/---

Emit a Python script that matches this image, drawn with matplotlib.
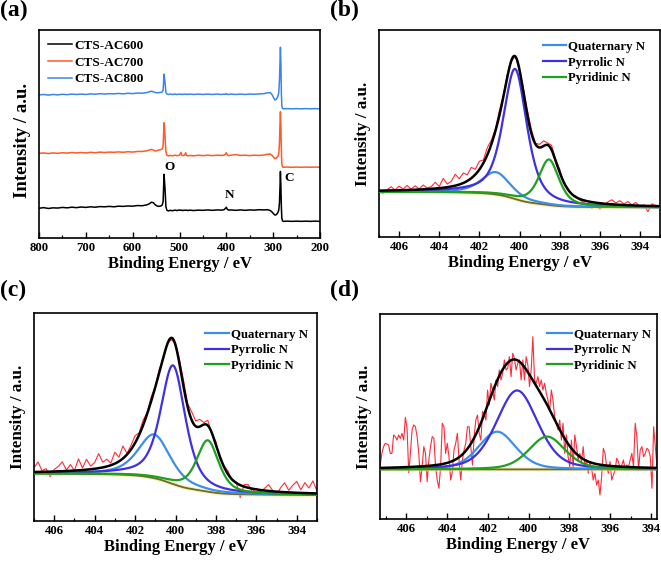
import numpy as np
import matplotlib
matplotlib.use("Agg")
import matplotlib.pyplot as plt
from matplotlib.ticker import MultipleLocator

plt.rcParams['font.family'] = ['Liberation Serif', 'DejaVu Serif']
plt.rcParams['font.weight'] = 'bold'
plt.rcParams['axes.labelweight'] = 'bold'

# ---------------- (a) survey spectra ----------------
survey_be = [800, 790, 780, 770, 760, 750, 740, 730, 720, 710, 700, 690, 680, 670, 660, 650,
             640, 630, 620, 610, 600, 590, 580, 570, 564, 560, 556, 552, 548, 544, 540, 537,
             535, 533, 531, 529, 527, 524, 520, 515, 510, 505, 500, 497, 495, 493, 489, 487,
             485, 482, 478, 470, 460, 450, 440, 430, 420, 410, 405, 402, 400, 398, 395, 390,
             380, 370, 360, 350, 340, 330, 320, 312, 306, 302, 299, 296, 293, 290, 288, 286.5,
             285.5, 284.5, 283.5, 282.5, 281.5, 280, 278, 270, 260, 250, 240, 230, 220, 210, 200]
ac600 = [14.3, 14.6, 14.2, 14.5, 14.4, 14.7, 14.5, 14.8, 14.6, 14.9, 14.7, 15.0, 14.8, 15.1, 15.0, 15.2,
         15.0, 15.3, 15.2, 15.4, 15.3, 15.6, 15.5, 15.9, 16.5, 17.2, 17.0, 16.0, 15.4, 15.2, 15.4, 15.8,
         17.5, 30.6, 24.0, 15.0, 13.4, 13.0, 13.3, 13.1, 13.4, 13.2, 13.5, 13.3, 13.4, 13.2, 13.4, 13.3,
         13.4, 13.2, 13.4, 13.2, 13.4, 13.3, 13.5, 13.3, 13.5, 13.4, 13.6, 14.2, 14.8, 13.8, 13.4, 13.5,
         13.3, 13.5, 13.3, 13.5, 13.4, 13.6, 13.5, 13.6, 13.2, 12.4, 11.6, 11.0, 11.3, 12.2, 13.5, 17.0,
         24.0, 32.0, 25.0, 15.0, 9.5, 8.2, 8.0, 8.1, 8.0, 8.1, 8.0, 8.1, 8.0, 8.1, 8.0]
ac700 = [40.7, 40.9, 40.6, 40.9, 40.7, 41.0, 40.8, 41.1, 40.9, 41.1, 40.9, 41.2, 41.0, 41.3, 41.1, 41.3,
         41.2, 41.4, 41.2, 41.5, 41.3, 41.6, 41.6, 41.9, 42.3, 42.6, 42.3, 41.8, 42.0, 42.3, 42.5, 42.8,
         44.5, 55.4, 49.0, 41.5, 39.8, 39.5, 39.7, 39.5, 39.8, 39.6, 39.8, 41.2, 39.8, 39.6, 39.8, 41.0,
         39.7, 39.5, 39.7, 39.5, 39.8, 39.6, 39.8, 39.6, 39.8, 39.7, 39.8, 40.3, 41.0, 40.0, 39.6, 39.8,
         40.1, 39.7, 39.8, 39.6, 39.8, 39.7, 39.9, 40.3, 40.4, 39.6, 38.8, 38.2, 38.5, 39.2, 40.5, 46.0,
         54.0, 60.7, 54.0, 42.0, 35.5, 34.2, 34.0, 34.1, 34.0, 34.1, 34.0, 34.1, 34.0, 34.1, 34.0]
ac800 = [68.8, 69.0, 68.7, 69.0, 68.8, 69.1, 68.9, 69.2, 69.0, 69.2, 69.0, 69.3, 69.1, 69.4, 69.2, 69.4,
         69.3, 69.5, 69.3, 69.6, 69.4, 69.7, 69.6, 69.9, 70.3, 70.6, 70.3, 70.0, 69.8, 69.9, 70.0, 70.2,
         71.0, 78.8, 75.0, 70.0, 69.2, 69.0, 69.2, 69.0, 69.2, 69.0, 69.2, 69.0, 69.2, 69.0, 69.2, 69.0,
         69.2, 69.0, 69.2, 69.0, 69.2, 69.0, 69.2, 69.0, 69.2, 69.0, 69.2, 69.0, 69.4, 69.1, 69.0, 69.2,
         69.0, 69.2, 69.0, 69.2, 69.1, 69.3, 69.4, 69.8, 69.9, 68.8, 67.4, 66.3, 66.8, 68.0, 70.0, 76.0,
         84.0, 91.7, 84.0, 70.0, 63.5, 62.3, 62.1, 62.2, 62.1, 62.2, 62.1, 62.2, 62.1, 62.2, 62.1]
survey_labels = ["CTS-AC600", "CTS-AC700", "CTS-AC800"]
survey_colors = ["#000000", "#FF5A28", "#3A86E8"]
peak_marks = ["O", "N", "C"]
peak_mark_be = [522, 394, 266]
peak_mark_y = [34.0, 20.7, 28.8]

# ---------------- N 1s fits ----------------
component_names = ["Quaternary N", "Pyrrolic N", "Pyridinic N"]
component_colors = ["#3D8EE8", "#4030E0", "#1FA01F"]

b_centers = [401.18, 400.22, 398.53]
b_heights = [10.8, 62.8, 22.0]
b_fwhm = [1.7, 1.4, 1.2]
b_eta = 0.6
b_bg = [21.8, 14.3]      # high-BE side, low-BE side
b_xlim = [407.0, 393.0]

c_centers = [401.05, 400.12, 398.4]
c_heights = [21.0, 57.0, 24.7]
c_fwhm = [1.9, 1.45, 1.3]
c_eta = 0.6
c_bg = [22.8, 12.5]
c_xlim = [407.0, 393.0]

d_centers = [401.55, 400.57, 399.1]
d_heights = [18.4, 38.5, 16.0]
d_fwhm = [2.15, 2.4, 2.1]
d_eta = 0.35
d_bg = [24.2, 24.2]
d_xlim = [407.3, 393.7]

# raw spectra: (b),(c) as deviations from the fit envelope on a 0.2 eV grid
raw_step_be = [407.0 - 0.2 * i for i in range(71)]
b_resid = [-0.5, -1.5, 0.3, 1.8, 0.2, 2.0, 0.5, 2.2, 0.4, 1.9, 0.3, 2.1, 0.6, 1.0, 3.0, 0.8,
           4.5, 1.5, 2.5, 5.5, 2.8, 4.8, 3.0, 5.2, 2.5, 4.0, 1.5, 3.5, 2.0, 1.0, 2.5, 0.5,
           1.2, -0.5, 0.5, -1.0, 1.5, 2.5, 1.8, 0.5, 1.5, 2.5, 1.0, 2.2, 0.5, 1.5, -0.5, 0.8,
           -0.3, 0.5, -0.5, -1.0, -2.0, -3.0, -1.5, -2.8, -1.0, 1.0, 2.2, 0.8, 2.0, 0.5, 1.8,
           0.3, 1.5, -0.5, 0.5, -2.8, 1.0, 0.3, -0.5]
c_resid = [2.0, 4.8, 0.5, 1.5, -2.4, 1.0, 2.4, 4.5, 0.5, 3.0, 0.0, 5.5, 1.0, 5.0, 1.5, 3.0,
           7.0, 2.5, 3.5, 1.0, 5.5, 2.0, 6.0, 0.5, 2.0, 3.5, 1.0, 2.5, 0.5, 2.0, 0.0, 1.5,
           -0.5, 0.5, -1.0, 1.0, 2.0, 3.0, 1.5, 4.0, 2.5, 3.5, 1.0, 2.5, -0.5, 1.5, -1.0, 0.5,
           1.5, -0.5, 0.5, -6.0, 1.0, 1.5, -1.5, 0.5, -1.0, 1.0, 3.0, 0.5, -1.5, 2.0, 4.5,
           1.0, 3.5, 5.5, 1.5, 5.0, 2.5, 6.0, 1.0]
# raw spectrum (d), direct intensities
d_raw_start, d_raw_stop = 407.29, 393.7
d_raw = [26.3, 32.0, 35.3, 36.9, 36.6, 36.1, 32.0, 32.0, 41.0, 40.2, 38.5, 41.0, 39.3, 41.8, 38.5, 49.6,
         44.2, 22.6, 32.0, 43.4, 45.9, 45.0, 40.2, 32.0, 18.2, 25.5, 35.3, 32.0, 18.2, 28.8, 35.3, 40.2,
         39.3, 25.5, 19.0, 15.0, 25.5, 46.7, 45.0, 32.0, 36.9, 30.4, 19.0, 23.1, 33.7, 36.9, 41.8, 28.8,
         19.0, 28.8, 33.7, 36.9, 45.0, 45.0, 35.3, 26.3, 40.2, 48.3, 50.7, 41.8, 38.5, 52.4, 51.5, 48.3,
         62.9, 55.6, 66.2, 62.9, 58.0, 67.8, 64.6, 72.7, 67.8, 71.1, 77.6, 72.7, 73.5, 79.2, 69.4, 80.8,
         78.4, 72.7, 75.9, 77.6, 67.8, 77.6, 67.8, 79.2, 75.1, 64.6, 72.7, 88.9, 67.8, 66.2, 69.4, 64.6,
         67.8, 62.9, 66.2, 61.3, 58.0, 52.4, 62.9, 58.0, 49.9, 46.7, 43.4, 48.3, 38.5, 46.7, 32.0, 41.0,
         30.4, 25.5, 38.5, 25.5, 41.0, 35.3, 28.8, 32.0, 28.0, 35.3, 25.5, 28.8, 22.3, 28.0, 24.7, 19.0,
         22.3, 16.6, 19.0, 11.7, 20.7, 34.5, 32.0, 25.5, 22.3, 28.0, 19.0, 21.5, 23.9, 29.6, 28.0, 24.7,
         26.3, 28.8, 23.9, 26.3, 25.5, 28.8, 32.0, 25.5, 46.7, 40.2, 23.9, 33.7, 35.3, 30.4, 32.0, 34.5,
         33.7, 30.4, 15.0, 45.0, 35.3, 25.5]


def pvoigt(x, c, h, w, eta):
    g = np.exp(-4 * np.log(2) * ((x - c) / w) ** 2)
    l = 1.0 / (1.0 + (2 * (x - c) / w) ** 2)
    return h * (eta * l + (1 - eta) * g)


def fit_model(centers, heights, fwhm, eta, bg, xlim):
    x = np.linspace(min(xlim) - 0.5, max(xlim) + 0.5, 1500)   # ascending BE
    comps = [pvoigt(x, c, h, w, eta) for c, h, w in zip(centers, heights, fwhm)]
    total = np.sum(comps, axis=0)
    cum = np.concatenate([[0], np.cumsum(0.5 * (total[1:] + total[:-1]) * np.diff(x))])
    shirley = bg[1] + (bg[0] - bg[1]) * cum / cum[-1]
    return x, comps, shirley, shirley + total


fig = plt.figure(figsize=(6.61, 5.62), dpi=100)
W, H = 661.0, 562.0


def add_ax(l, t, r, b):
    return fig.add_axes([l / W, 1 - b / H, (r - l) / W, (b - t) / H])


def style(ax, xlim, major, minor, ylab_size=12.3):
    ax.set_xlim(*xlim)
    ax.set_ylim(0, 100)
    ax.set_yticks([])
    ax.xaxis.set_major_locator(MultipleLocator(major))
    ax.xaxis.set_minor_locator(MultipleLocator(minor))
    ax.tick_params(axis='x', which='major', direction='in', length=4, width=1.0,
                   labelsize=9.2, pad=3, top=False)
    ax.tick_params(axis='x', which='minor', direction='in', length=2.5, width=0.9, top=False)
    for lab in ax.get_xticklabels():
        lab.set_fontweight('bold')
    for s in ax.spines.values():
        s.set_linewidth(1.2)
    ax.set_xlabel("Binding Energy / eV", fontsize=12, labelpad=1)
    ax.set_ylabel("Intensity / a.u.", fontsize=ylab_size, labelpad=6)


# (a)
axa = add_ax(39, 30, 320, 238)
for vals, lab, col in zip([ac600, ac700, ac800], survey_labels, survey_colors):
    axa.plot(survey_be, vals, color=col, lw=1.1, label=lab)
for m, xb, yb in zip(peak_marks, peak_mark_be, peak_mark_y):
    axa.text(xb, yb, m, ha='center', va='center', fontsize=9.5, fontweight='bold')
style(axa, (800, 200), 100, 50, ylab_size=13.5)
axa.yaxis.label.set_position((0, 0.47))
axa.legend(loc='upper left', bbox_to_anchor=(0.007, 0.985), frameon=False,
           handlelength=1.85, handletextpad=0.2, labelspacing=0.33, borderpad=0,
           prop={'weight': 'bold', 'size': 9.5})


def nplot(ax, centers, heights, fwhm, eta, bg, xlim, raw_x, raw_y, leg_anchor, hl):
    x, comps, shirley, env = fit_model(centers, heights, fwhm, eta, bg, xlim)
    ax.plot(raw_x, raw_y, color="#FF2A3A", lw=0.8, zorder=1)
    ax.plot(x, shirley, color="#F2E88A", lw=3.0, alpha=0.6, zorder=2)
    ax.plot(x, shirley, color="#6E6A28", lw=1.3, zorder=3)
    handles = []
    for comp, name, col in zip(comps, component_names, component_colors):
        h, = ax.plot(x, shirley + comp, color=col, lw=1.6, label=name, zorder=4)
        handles.append(h)
    ax.plot(x, env, color="black", lw=1.8, zorder=5)
    style(ax, xlim, 2, 1)
    ax.legend(handles=handles, loc='upper left', bbox_to_anchor=leg_anchor, frameon=False,
              handlelength=hl, handletextpad=0.2, labelspacing=0.28, borderpad=0,
              prop={'weight': 'bold', 'size': 9.2})


def raw_from_resid(centers, heights, fwhm, eta, bg, xlim, resid):
    x, comps, shirley, env = fit_model(centers, heights, fwhm, eta, bg, xlim)
    be = np.array(raw_step_be)
    return be, np.interp(be, x, env) + np.array(resid)


# (b)
axb = add_ax(379, 30, 660, 237)
rx, ry = raw_from_resid(b_centers, b_heights, b_fwhm, b_eta, b_bg, b_xlim, b_resid)
nplot(axb, b_centers, b_heights, b_fwhm, b_eta, b_bg, b_xlim, rx, ry, (0.562, 0.978), 1.75)

# (c)
axc = add_ax(34, 313, 317, 521)
rx, ry = raw_from_resid(c_centers, c_heights, c_fwhm, c_eta, c_bg, c_xlim, c_resid)
nplot(axc, c_centers, c_heights, c_fwhm, c_eta, c_bg, c_xlim, rx, ry, (0.58, 0.956), 1.9)

# (d)
axd = add_ax(380, 314, 657, 519)
dx = np.linspace(d_raw_start, d_raw_stop, len(d_raw))
nplot(axd, d_centers, d_heights, d_fwhm, d_eta, d_bg, d_xlim, dx, d_raw, (0.581, 0.96), 1.9)

for lab, (px, py) in zip(["(a)", "(b)", "(c)", "(d)"], [(0, 0), (330, 0), (0, 280), (330, 280)]):
    fig.text(px / W, 1 - py / H, lab, ha='left', va='top', fontsize=17, fontweight='bold')

fig.savefig("out.png", dpi=100)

\---

Repeat the lines exactly as they stand, from the opening line of the data through the line with "plt.rcParams['axes.labelweight'] = 'bold'". Pictures stay out of the copy.

Emit a Python script that matches this image, drawn with matplotlib.
import numpy as np
import matplotlib
matplotlib.use("Agg")
import matplotlib.pyplot as plt
from matplotlib.ticker import MultipleLocator

plt.rcParams['font.family'] = ['Liberation Serif', 'DejaVu Serif']
plt.rcParams['font.weight'] = 'bold'
plt.rcParams['axes.labelweight'] = 'bold'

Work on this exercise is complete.